Furthermore, the property caters to a segment of the market facing a significant supply shortage. While developers have focused heavily on large-scale projects, demand for smaller industrial spaces between 10,000 and 50,000 square feet has outpaced supply in the Fort Lauderdale market. Multi-tenant parks like Deerfield are perfectly positioned to serve the small and medium-sized businesses that form the core of the local economy, from e-commerce fulfillment operators to light manufacturing firms.
“Deerfield Corporate Park is exactly the type of asset we look for in South Florida — well-located, functional, and positioned to benefit from the region's enduring supply-demand dynamics,” added Diego Juncadella, Executive Vice President for Florida at Lincoln. “Our local team will leverage its deep market expertise to drive occupancy and generate durable income growth for the Fund.”

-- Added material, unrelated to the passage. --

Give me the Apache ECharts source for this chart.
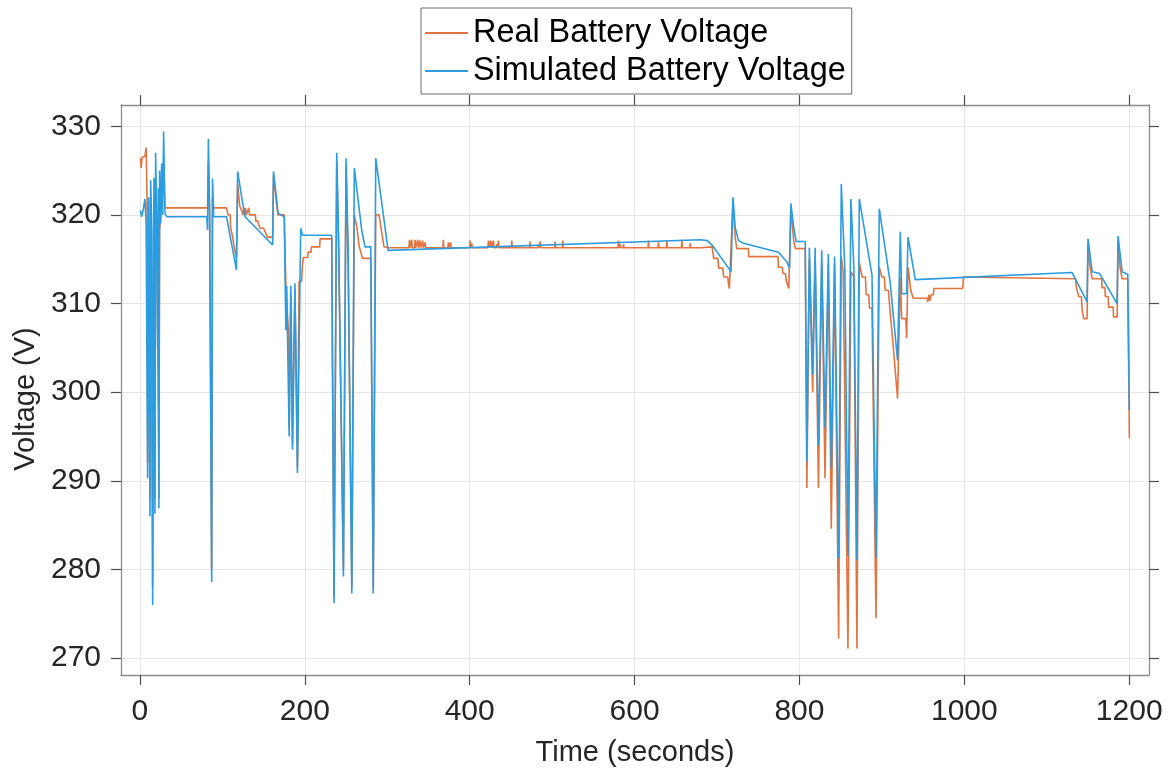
<!DOCTYPE html>
<html>
<head>
<meta charset="utf-8">
<script src="https://cdn.jsdelivr.net/npm/echarts@6/dist/echarts.min.js"></script>
<style>
  html, body { margin: 0; padding: 0; background: #fff; }
  #chart { width: 1176px; height: 778px; }
</style>
</head>
<body>
<div id="chart"></div>
<script>
// Series names shown in the legend
const seriesNames = ['Real Battery Voltage', 'Simulated Battery Voltage'];

// Tick values for both axes
const timeTicks = [0, 200, 400, 600, 800, 1000, 1200];
const voltTicks = [270, 280, 290, 300, 310, 320, 330];

// Measured pack voltage: [time (s), voltage (V)]
const realVoltage = [
  [0.5,326.4],[1.5,325.3],[2.5,326.5],[6,326.6],[7.5,327.6],[8.5,322.5],[9.3,292],[10.5,321.5],[12.1,288],[13,322],
  [15.4,278],[17,322],[18.2,288],[19,324],[20.5,318],[23,288],[23.8,318.3],[25,319.5],[28.7,326],[30.3,320.8],
  [82,320.8],[83,326],[84.5,320.8],[87,280],[88,322],[89.5,320.8],[105,320.8],[107,320],[109.5,320],[110,318.5],
  [112,318.5],[112.5,317.5],[114,317.5],[114.5,316.2],[116,316.2],[117,315.1],[118.5,323.5],[121,321],[123.4,320.5],
  [125,320],[126,320.8],[127,320],[128,320.8],[129,320],[131,320],[132,320.8],[133,320],[140,320],[140.5,319.3],
  [143,319.3],[145.5,318.5],[150,318.5],[154.5,317.5],[161,317.5],[162,324.5],[166,321],[167.5,320],[175,320],
  [176,316],[177,311.9],[179,311.9],[180,307],[181,296],[183,311],[185,294],[188,311.5],[191,291.5],[193,312.5],
  [196,312.5],[197,314.1],[198,315.2],[203.5,315.2],[204,315.8],[207.5,315.8],[208,316.4],[218,316.4],[218.5,317.3],
  [232.6,317.3],[235.4,277],[238.7,326],[241,316.2],[243,316.2],[246.8,280],[250,325.5],[252.5,314],[254,314],
  [257,278],[260,320],[263,318.7],[266,316.4],[270,315.1],[280,315.1],[283,278],[286,320],[290,320],[296,316.4],
  [301,316.3],
  [326.3,316.3],[326.9,317.2],[327.5,316.3],[329.1,316.3],[329.7,317.2],[330.3,316.3],[333.1,316.3],[333.7,317.2],[334.3,316.3],
  [336.4,316.3],[337,317.2],[337.6,316.3],[339.2,316.3],[339.8,317.1],[340.4,316.3],[342.4,316.3],[343,317.1],[343.6,316.3],
  [345.3,316.3],[345.9,316.9],[346.5,316.3],[367.4,316.3],[368,317.2],[368.6,316.3],[373.6,316.3],[374.2,316.9],[374.8,316.3],
  [376.4,316.3],[377,316.9],[377.6,316.3],[399.9,316.3],[400.5,317.1],[401.1,316.3],[401.9,316.3],[402.5,316.8],[403.1,316.3],
  [422.1,316.3],[422.7,317.1],[423.3,316.3],[425,316.3],[425.6,317.1],[426.2,316.3],[428.2,316.3],[428.8,317.1],[429.4,316.3],
  [432.3,316.3],[432.9,316.7],[433.5,316.3],[434.3,316.3],[434.9,317.1],[435.5,316.3],[450.4,316.3],[451,317.1],[451.6,316.3],
  [472.7,316.3],[473.3,317],[473.9,316.3],[482.8,316.3],[483.4,316.7],[484,316.3],[484.8,316.3],[485.4,317],[486,316.3],
  [503,316.3],[503.6,317],[504.2,316.3],[512.4,316.3],[513,317.1],[513.6,316.3],[579.9,316.3],[580.5,317.1],[581.1,316.3],
  [581.9,316.3],[582.5,316.7],[583.1,316.3],[586,316.3],[586.6,316.7],[587.2,316.3],[616.3,316.3],[616.9,317.1],[617.5,316.3],
  [628.4,316.3],[629,316.9],[629.6,316.3],[638.6,316.3],[639.2,317.1],[639.8,316.3],[656.8,316.3],[657.4,317.2],[658,316.3],
  [666.9,316.3],[667.5,316.8],[668.1,316.3],
  [680,316.3],[694,316.4],[696,315.1],[701,315.1],[702,314],[707,314],[708,313],[713,313],[714,312.2],[715,311.7],
  [716.5,311.7],[719.3,321.5],[722,317.5],[724,316.2],[738,316.2],[738.5,315.3],[774,315.3],[774.5,314.1],[779,314.1],
  [780,313.4],[783,313.4],[784,312.6],[786,312.6],[787,311.7],[788.5,311.7],[789.6,320.8],[793,317.1],[795,316.2],
  [807,316.2],[809,289.2],[812,315],[816,300],[819,315],[823,289.2],[827,314.5],[831,290.3],[835,314.5],[838.6,284.6],
  [842.6,314.5],[847.5,272.2],[850.7,315.3],[853,313.6],[858.8,271.1],[862.4,313.6],[866,313],[869.7,271.1],
  [872.6,314.6],[876,313],[880,313],[881,311],[884,311],[885,309.5],[888,309.5],[892.8,274.5],[896.8,314.1],
  [900,313],[903,313],[904,311.5],[908,311.5],[910,309],[913,306],[919,299.3],[922.3,313],[924,308.3],[929,308.3],
  [930,306.1],[931.7,314.1],[935,311.5],[938,310.6],[955,310.6],[955.5,310.2],[957,311],[958,310.3],[960,311],
  [962.5,311],[963,311.7],[998,311.7],[999,313],[1134.7,312.8],[1136,311.8],[1138.3,311.8],[1138.8,310.8],
  [1142,310.8],[1142.8,309.4],[1144.3,309.4],[1144.8,308.3],[1148.9,308.3],[1150,316.8],[1152,314.5],[1155,312.8],
  [1166.5,312.8],[1167,311.8],[1170.5,311.8],[1171,310.8],[1174.5,310.8],[1175,309.6],[1180.5,309.6],[1181,308.5],
  [1185.3,308.5],[1186.5,317],[1189,314],[1191.4,312.8],[1198.2,312.8],[1200.2,294.8]
];

// Model output: [time (s), voltage (V)]
const simulatedVoltage = [
  [0.5,320.5],[2,319.8],[4,320.6],[6,321.8],[7.5,319],[9.3,290.3],[10.5,322],[12.1,286],[13,323.9],[14.5,318],
  [15.4,276],[17,324.2],[18.2,286.3],[19,327],[20.5,318],[21.5,305],[22.3,323],[23,286.9],[23.8,325],[25,319],
  [26.3,325.8],[27.5,320],[28.7,329.4],[30.3,320.2],[32.4,319.8],
  [81,319.8],[82,318.3],[83,328.6],[84.5,319.8],[87,278.6],[88,324.1],[89.5,319.8],[105,319.8],[117,313.8],
  [118.5,324.9],[123.4,322],[127.4,319.8],[161,316.6],[162,324.9],[166,321.5],[167.5,320.2],[175,319.8],[177,307],
  [178,312],[181,295],[183,312],[185,293.5],[188,312.3],[191,290.9],[195,318.5],[197.4,317.7],[232.6,317.7],
  [235.4,276.2],[238.7,327],[241,317.2],[243,317.2],[246.8,279.2],[250,326.4],[252.5,316.4],[254,316.4],[257,277.3],
  [260,325.3],[269,318.3],[273,316.4],[280,316.4],[283,277.3],[286,326.4],[301,316.0],[680,317.2],[688,317.1],
  [694,316.6],[717,313.6],[719.3,322],[722,318.6],[726,317.1],[732,316.8],[774.6,315.8],[784.8,314.7],[788,314],
  [789.6,321.3],[793,318.6],[796,317],[807,317.0],
  [809,292.2],[812,316.3],[816,302],[819,316.3],[823,294],[827,316.0],[831,296],[835,315.6],[838.6,291.4],
  [842.6,315.3],[847.5,281.3],[850.7,323.5],[855,314],[858.8,281.5],[862.4,321.8],[866,314],[869.7,281.1],
  [872.6,321.8],[888,313.2],[892.8,281.3],[896.8,320.7],[910,312.4],[919,303.6],[922.3,318.1],[924,311.1],
  [930,311.1],[931.7,317.5],[940.5,312.7],[1130.7,313.5],[1148.9,310.2],[1150,317.3],[1155,313.6],[1164,313.4],
  [1185.3,310.0],[1186.5,317.6],[1191.4,313.6],[1198.2,313.3],[1200.2,298]
];

const FONT = 'Liberation Sans, Arial, sans-serif';
const boxColor = '#8c8c8c';
const tickColor = '#4d4d4d';

// Shared axis look: grey frame, outward ticks, light grid
function frameAxis(extra) {
  return Object.assign({
    type: 'value',
    axisLine: { show: true, onZero: false, lineStyle: { color: boxColor, width: 1.3 } },
    axisTick: { show: true, inside: false, length: 10, lineStyle: { color: tickColor, width: 1.2 } },
    splitLine: { show: false },
    axisLabel: { show: false }
  }, extra);
}

// Plain integers on the tick labels (no thousands separator)
const plainNumber = (v) => String(Math.round(v));

const chart = echarts.init(document.getElementById('chart'), null, { renderer: 'canvas' });

chart.setOption({
  animation: false,
  backgroundColor: '#ffffff',
  grid: { left: 121, right: 27, top: 105, bottom: 103, containLabel: false },
  legend: {
    data: seriesNames,
    orient: 'vertical',
    left: 421,
    top: 8,
    padding: [9, 6, 7, 4],
    itemGap: 6,
    itemWidth: 43,
    itemHeight: 2,
    icon: 'rect',
    borderColor: '#6e6e6e',
    borderWidth: 1,
    backgroundColor: '#ffffff',
    textStyle: { fontFamily: FONT, fontSize: 32.4, color: '#000000', lineHeight: 32 }
  },
  xAxis: [
    frameAxis({
      position: 'bottom',
      min: -23, max: 1224,
      name: 'Time (seconds)',
      nameLocation: 'middle',
      nameGap: 63,
      nameTextStyle: { fontFamily: FONT, fontSize: 29, color: '#262626' },
      axisTick: { show: true, inside: false, length: 10, customValues: timeTicks, lineStyle: { color: tickColor, width: 1.2 } },
      axisLabel: { show: true, customValues: timeTicks, formatter: plainNumber, margin: 22, fontFamily: FONT, fontSize: 30, color: '#262626' },
      splitLine: { show: true, lineStyle: { color: '#e6e6e6', width: 1 } }
    }),
    frameAxis({
      position: 'top',
      min: -23, max: 1224,
      axisTick: { show: true, inside: false, length: 10, customValues: timeTicks, lineStyle: { color: tickColor, width: 1.2 } }
    })
  ],
  yAxis: [
    frameAxis({
      position: 'left',
      min: 268.1, max: 332.4,
      name: 'Voltage (V)',
      nameLocation: 'middle',
      nameGap: 74,
      nameTextStyle: { fontFamily: FONT, fontSize: 29, color: '#262626', padding: [0, 18, 0, 0] },
      axisTick: { show: true, inside: false, length: 10, customValues: voltTicks, lineStyle: { color: tickColor, width: 1.2 } },
      axisLabel: { show: true, customValues: voltTicks, formatter: plainNumber, margin: 20, fontFamily: FONT, fontSize: 30, color: '#262626' },
      splitLine: { show: true, lineStyle: { color: '#e6e6e6', width: 1 } }
    }),
    frameAxis({
      position: 'right',
      min: 268.1, max: 332.4,
      axisTick: { show: true, inside: false, length: 10, customValues: voltTicks, lineStyle: { color: tickColor, width: 1.2 } }
    })
  ],
  series: [
    {
      name: seriesNames[0],
      type: 'line',
      xAxisIndex: 0, yAxisIndex: 0,
      data: realVoltage,
      showSymbol: false,
      symbol: 'none',
      sampling: null,
      color: '#e3733f',
      lineStyle: { color: '#e3733f', width: 1.6 },
      z: 2
    },
    {
      name: seriesNames[1],
      type: 'line',
      xAxisIndex: 0, yAxisIndex: 0,
      data: simulatedVoltage,
      showSymbol: false,
      symbol: 'none',
      sampling: null,
      color: '#2b9ce0',
      lineStyle: { color: '#2b9ce0', width: 1.6 },
      z: 3
    }
  ]
});
</script>
</body>
</html>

A Flood of Capital Pursues Limited Assets
Lincoln is not alone in its bullish outlook on South Florida. The region has become a magnet for institutional capital, creating a fiercely competitive investment landscape. In 2024, South Florida’s industrial sales volume hit $1.1 billion, and activity has only accelerated since. The first quarter of 2025 saw commercial sales in Broward County surge 32% year-over-year to $2.9 billion, largely driven by industrial deals.
Major players are making nine-figure bets across the tri-county area. Longpoint Realty Partners made headlines with a $331.3 million acquisition of 26 warehouses, while Elion Partners spent $205.5 million on a five-warehouse portfolio. Other institutional heavyweights like Ares Industrial REIT and Tishman Speyer have also made significant acquisitions, underscoring the deep-seated confidence in the market's long-term fundamentals.
To compete in this high-stakes environment, Lincoln is armed with its Lincoln Logistics Fund II. The fund, which targets a total of $1 billion, recently held a cornerstone close of over $280 million from investors including two U.S. public pension plans, one of which is the Oregon Public Employees Retirement Fund with a $100 million commitment. This fresh capital, combined with Lincoln's 60-year history and extensive on-the-ground network, positions the firm as a formidable player ready to capitalize on opportunities in South Florida and other key markets like Dallas and Seattle.